** start of Recorded data **
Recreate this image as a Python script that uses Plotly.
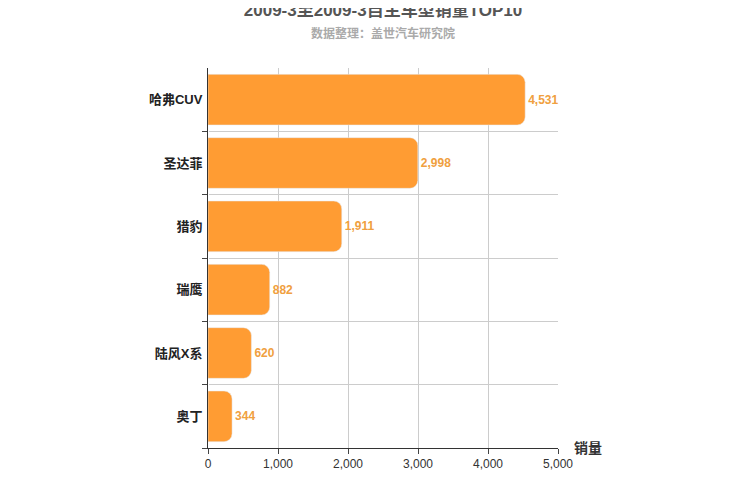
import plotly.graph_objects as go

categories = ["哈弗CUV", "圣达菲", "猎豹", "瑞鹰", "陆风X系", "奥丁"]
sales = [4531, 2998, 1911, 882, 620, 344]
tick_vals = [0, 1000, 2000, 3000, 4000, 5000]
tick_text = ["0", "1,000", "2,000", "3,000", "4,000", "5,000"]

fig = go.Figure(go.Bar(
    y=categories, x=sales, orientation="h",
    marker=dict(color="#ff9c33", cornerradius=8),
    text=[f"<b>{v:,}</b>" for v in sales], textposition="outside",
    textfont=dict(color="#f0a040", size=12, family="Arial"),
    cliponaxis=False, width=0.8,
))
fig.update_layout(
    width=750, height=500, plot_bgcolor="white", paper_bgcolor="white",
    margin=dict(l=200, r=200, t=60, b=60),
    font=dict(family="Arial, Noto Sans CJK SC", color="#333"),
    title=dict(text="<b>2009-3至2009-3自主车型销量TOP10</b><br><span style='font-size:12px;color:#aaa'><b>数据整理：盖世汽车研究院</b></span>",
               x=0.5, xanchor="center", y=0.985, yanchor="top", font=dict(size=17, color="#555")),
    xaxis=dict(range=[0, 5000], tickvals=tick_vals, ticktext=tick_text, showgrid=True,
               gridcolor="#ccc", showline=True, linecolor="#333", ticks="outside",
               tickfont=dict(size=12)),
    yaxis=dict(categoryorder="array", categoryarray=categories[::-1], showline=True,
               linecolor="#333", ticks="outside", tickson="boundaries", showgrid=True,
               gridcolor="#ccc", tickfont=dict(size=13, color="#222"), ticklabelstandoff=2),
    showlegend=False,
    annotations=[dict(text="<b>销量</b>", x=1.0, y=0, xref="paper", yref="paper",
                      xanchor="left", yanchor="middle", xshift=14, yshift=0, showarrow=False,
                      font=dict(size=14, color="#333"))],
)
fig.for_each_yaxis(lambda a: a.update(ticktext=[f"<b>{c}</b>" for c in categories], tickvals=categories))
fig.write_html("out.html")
** end of Recorded data **
Working from the lines above, reproduce the material exactly and exclude its pictures.

Result for this exercise:
Recreate this image as a Python script that uses Plotly.
import plotly.graph_objects as go

categories = ["哈弗CUV", "圣达菲", "猎豹", "瑞鹰", "陆风X系", "奥丁"]
sales = [4531, 2998, 1911, 882, 620, 344]
tick_vals = [0, 1000, 2000, 3000, 4000, 5000]
tick_text = ["0", "1,000", "2,000", "3,000", "4,000", "5,000"]

fig = go.Figure(go.Bar(
    y=categories, x=sales, orientation="h",
    marker=dict(color="#ff9c33", cornerradius=8),
    text=[f"<b>{v:,}</b>" for v in sales], textposition="outside",
    textfont=dict(color="#f0a040", size=12, family="Arial"),
    cliponaxis=False, width=0.8,
))
fig.update_layout(
    width=750, height=500, plot_bgcolor="white", paper_bgcolor="white",
    margin=dict(l=200, r=200, t=60, b=60),
    font=dict(family="Arial, Noto Sans CJK SC", color="#333"),
    title=dict(text="<b>2009-3至2009-3自主车型销量TOP10</b><br><span style='font-size:12px;color:#aaa'><b>数据整理：盖世汽车研究院</b></span>",
               x=0.5, xanchor="center", y=0.985, yanchor="top", font=dict(size=17, color="#555")),
    xaxis=dict(range=[0, 5000], tickvals=tick_vals, ticktext=tick_text, showgrid=True,
               gridcolor="#ccc", showline=True, linecolor="#333", ticks="outside",
               tickfont=dict(size=12)),
    yaxis=dict(categoryorder="array", categoryarray=categories[::-1], showline=True,
               linecolor="#333", ticks="outside", tickson="boundaries", showgrid=True,
               gridcolor="#ccc", tickfont=dict(size=13, color="#222"), ticklabelstandoff=2),
    showlegend=False,
    annotations=[dict(text="<b>销量</b>", x=1.0, y=0, xref="paper", yref="paper",
                      xanchor="left", yanchor="middle", xshift=14, yshift=0, showarrow=False,
                      font=dict(size=14, color="#333"))],
)
fig.for_each_yaxis(lambda a: a.update(ticktext=[f"<b>{c}</b>" for c in categories], tickvals=categories))
fig.write_html("out.html")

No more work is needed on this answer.